• _Task material_:
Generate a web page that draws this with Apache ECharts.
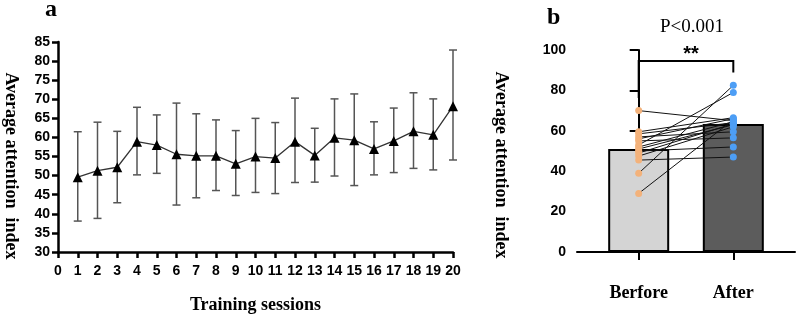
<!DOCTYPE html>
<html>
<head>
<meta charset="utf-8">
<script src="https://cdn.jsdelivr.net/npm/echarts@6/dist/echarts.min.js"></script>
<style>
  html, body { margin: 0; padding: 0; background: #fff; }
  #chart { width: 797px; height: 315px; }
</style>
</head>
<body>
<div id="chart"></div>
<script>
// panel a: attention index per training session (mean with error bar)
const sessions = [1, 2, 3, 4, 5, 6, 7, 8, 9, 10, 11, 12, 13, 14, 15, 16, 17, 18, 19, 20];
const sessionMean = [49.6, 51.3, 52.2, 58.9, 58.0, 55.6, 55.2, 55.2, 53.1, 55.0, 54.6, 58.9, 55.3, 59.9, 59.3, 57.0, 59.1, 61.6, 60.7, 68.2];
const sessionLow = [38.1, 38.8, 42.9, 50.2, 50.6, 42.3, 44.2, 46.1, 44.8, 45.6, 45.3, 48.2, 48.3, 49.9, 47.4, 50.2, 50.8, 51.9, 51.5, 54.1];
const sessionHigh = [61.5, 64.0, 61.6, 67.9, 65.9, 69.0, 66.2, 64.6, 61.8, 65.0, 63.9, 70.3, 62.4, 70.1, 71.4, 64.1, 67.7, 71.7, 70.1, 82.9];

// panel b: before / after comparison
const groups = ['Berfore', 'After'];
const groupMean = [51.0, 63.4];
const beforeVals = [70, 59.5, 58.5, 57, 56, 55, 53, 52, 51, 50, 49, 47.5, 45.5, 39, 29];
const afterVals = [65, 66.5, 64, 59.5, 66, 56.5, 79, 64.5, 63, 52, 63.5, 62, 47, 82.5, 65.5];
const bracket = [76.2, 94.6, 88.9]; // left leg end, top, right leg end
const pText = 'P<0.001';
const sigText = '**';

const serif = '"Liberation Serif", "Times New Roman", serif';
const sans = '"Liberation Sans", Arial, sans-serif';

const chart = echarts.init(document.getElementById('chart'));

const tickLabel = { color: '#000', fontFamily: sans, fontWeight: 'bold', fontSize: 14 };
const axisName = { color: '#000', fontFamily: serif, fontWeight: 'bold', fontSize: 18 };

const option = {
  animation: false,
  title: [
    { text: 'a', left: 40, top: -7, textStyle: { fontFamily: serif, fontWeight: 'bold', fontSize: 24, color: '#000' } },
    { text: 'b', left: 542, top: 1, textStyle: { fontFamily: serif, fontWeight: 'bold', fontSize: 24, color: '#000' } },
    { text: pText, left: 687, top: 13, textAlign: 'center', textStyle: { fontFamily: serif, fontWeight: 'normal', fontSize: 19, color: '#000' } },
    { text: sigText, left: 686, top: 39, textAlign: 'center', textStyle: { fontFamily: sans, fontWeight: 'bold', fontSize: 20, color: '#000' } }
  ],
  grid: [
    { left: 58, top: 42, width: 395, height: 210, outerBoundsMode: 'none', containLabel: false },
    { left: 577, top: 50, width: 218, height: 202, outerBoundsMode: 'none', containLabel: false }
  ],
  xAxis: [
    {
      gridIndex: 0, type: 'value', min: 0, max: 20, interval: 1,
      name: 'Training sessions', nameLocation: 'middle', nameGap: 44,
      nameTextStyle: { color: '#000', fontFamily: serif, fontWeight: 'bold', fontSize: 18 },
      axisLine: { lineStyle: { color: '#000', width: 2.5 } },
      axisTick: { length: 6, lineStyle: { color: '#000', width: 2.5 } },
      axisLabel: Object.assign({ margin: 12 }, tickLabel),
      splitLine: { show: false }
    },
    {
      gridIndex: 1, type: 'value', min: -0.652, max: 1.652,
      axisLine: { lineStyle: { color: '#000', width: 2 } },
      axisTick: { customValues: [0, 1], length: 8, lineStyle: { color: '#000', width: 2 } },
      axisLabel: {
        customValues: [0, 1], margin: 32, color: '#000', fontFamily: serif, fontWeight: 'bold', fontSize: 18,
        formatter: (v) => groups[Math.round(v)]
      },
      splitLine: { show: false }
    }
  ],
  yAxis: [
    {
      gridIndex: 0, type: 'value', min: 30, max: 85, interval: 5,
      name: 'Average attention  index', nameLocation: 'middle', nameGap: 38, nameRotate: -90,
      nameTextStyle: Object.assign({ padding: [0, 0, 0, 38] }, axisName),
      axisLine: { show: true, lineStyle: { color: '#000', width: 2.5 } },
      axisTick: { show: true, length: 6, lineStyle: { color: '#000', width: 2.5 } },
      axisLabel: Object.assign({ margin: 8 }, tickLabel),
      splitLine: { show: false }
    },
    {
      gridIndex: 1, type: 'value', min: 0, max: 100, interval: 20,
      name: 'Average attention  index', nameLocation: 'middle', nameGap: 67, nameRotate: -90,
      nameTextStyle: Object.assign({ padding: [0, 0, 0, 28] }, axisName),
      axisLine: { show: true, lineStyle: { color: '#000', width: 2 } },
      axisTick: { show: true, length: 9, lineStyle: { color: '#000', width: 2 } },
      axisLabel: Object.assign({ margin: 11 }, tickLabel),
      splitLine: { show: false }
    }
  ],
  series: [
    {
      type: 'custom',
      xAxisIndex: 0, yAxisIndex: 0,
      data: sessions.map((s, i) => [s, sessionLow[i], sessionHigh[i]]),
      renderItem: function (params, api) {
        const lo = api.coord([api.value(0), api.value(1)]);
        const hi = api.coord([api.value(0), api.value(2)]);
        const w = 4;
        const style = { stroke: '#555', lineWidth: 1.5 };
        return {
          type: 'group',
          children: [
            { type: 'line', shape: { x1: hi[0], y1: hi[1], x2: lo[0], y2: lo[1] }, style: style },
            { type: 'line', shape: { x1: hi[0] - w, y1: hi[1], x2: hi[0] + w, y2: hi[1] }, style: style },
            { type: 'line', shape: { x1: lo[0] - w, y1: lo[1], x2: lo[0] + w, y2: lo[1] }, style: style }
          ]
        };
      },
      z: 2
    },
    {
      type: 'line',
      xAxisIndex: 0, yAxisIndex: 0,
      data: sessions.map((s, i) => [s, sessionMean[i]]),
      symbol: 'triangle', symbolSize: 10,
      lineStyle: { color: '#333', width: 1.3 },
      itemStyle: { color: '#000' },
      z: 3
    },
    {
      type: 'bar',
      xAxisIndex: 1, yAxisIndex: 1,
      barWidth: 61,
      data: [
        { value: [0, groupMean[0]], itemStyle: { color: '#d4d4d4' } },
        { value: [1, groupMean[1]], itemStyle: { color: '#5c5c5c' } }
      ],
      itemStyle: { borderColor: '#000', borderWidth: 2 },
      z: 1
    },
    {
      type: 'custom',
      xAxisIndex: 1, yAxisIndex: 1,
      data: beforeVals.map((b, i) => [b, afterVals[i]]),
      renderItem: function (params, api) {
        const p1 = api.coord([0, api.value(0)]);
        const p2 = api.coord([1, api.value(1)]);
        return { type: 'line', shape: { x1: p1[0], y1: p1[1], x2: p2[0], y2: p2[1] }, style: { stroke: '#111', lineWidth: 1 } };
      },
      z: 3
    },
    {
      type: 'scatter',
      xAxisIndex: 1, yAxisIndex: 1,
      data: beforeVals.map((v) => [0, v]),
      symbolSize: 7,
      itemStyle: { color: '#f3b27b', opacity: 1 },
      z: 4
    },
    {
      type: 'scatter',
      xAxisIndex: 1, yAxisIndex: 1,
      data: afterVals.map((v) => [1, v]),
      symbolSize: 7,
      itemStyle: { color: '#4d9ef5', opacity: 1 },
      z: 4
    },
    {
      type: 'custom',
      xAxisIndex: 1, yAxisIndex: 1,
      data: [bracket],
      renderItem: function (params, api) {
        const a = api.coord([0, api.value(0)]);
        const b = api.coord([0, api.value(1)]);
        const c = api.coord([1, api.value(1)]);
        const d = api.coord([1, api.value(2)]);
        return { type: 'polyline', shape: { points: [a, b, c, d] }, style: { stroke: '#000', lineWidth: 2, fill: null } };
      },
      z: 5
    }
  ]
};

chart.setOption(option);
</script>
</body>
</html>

---

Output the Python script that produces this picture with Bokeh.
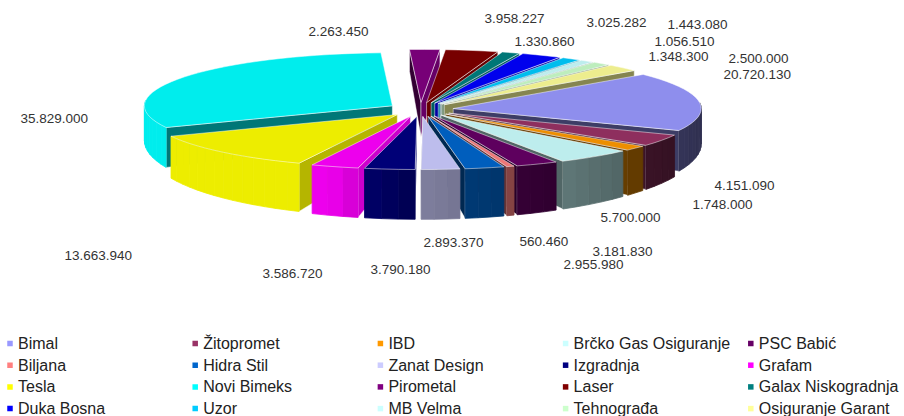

• _Do this_: Gather each line of the records holding the string "that".

• _Result_:
Generate a web page that draws this with Apache ECharts.
Output the Python script that produces this picture with Bokeh.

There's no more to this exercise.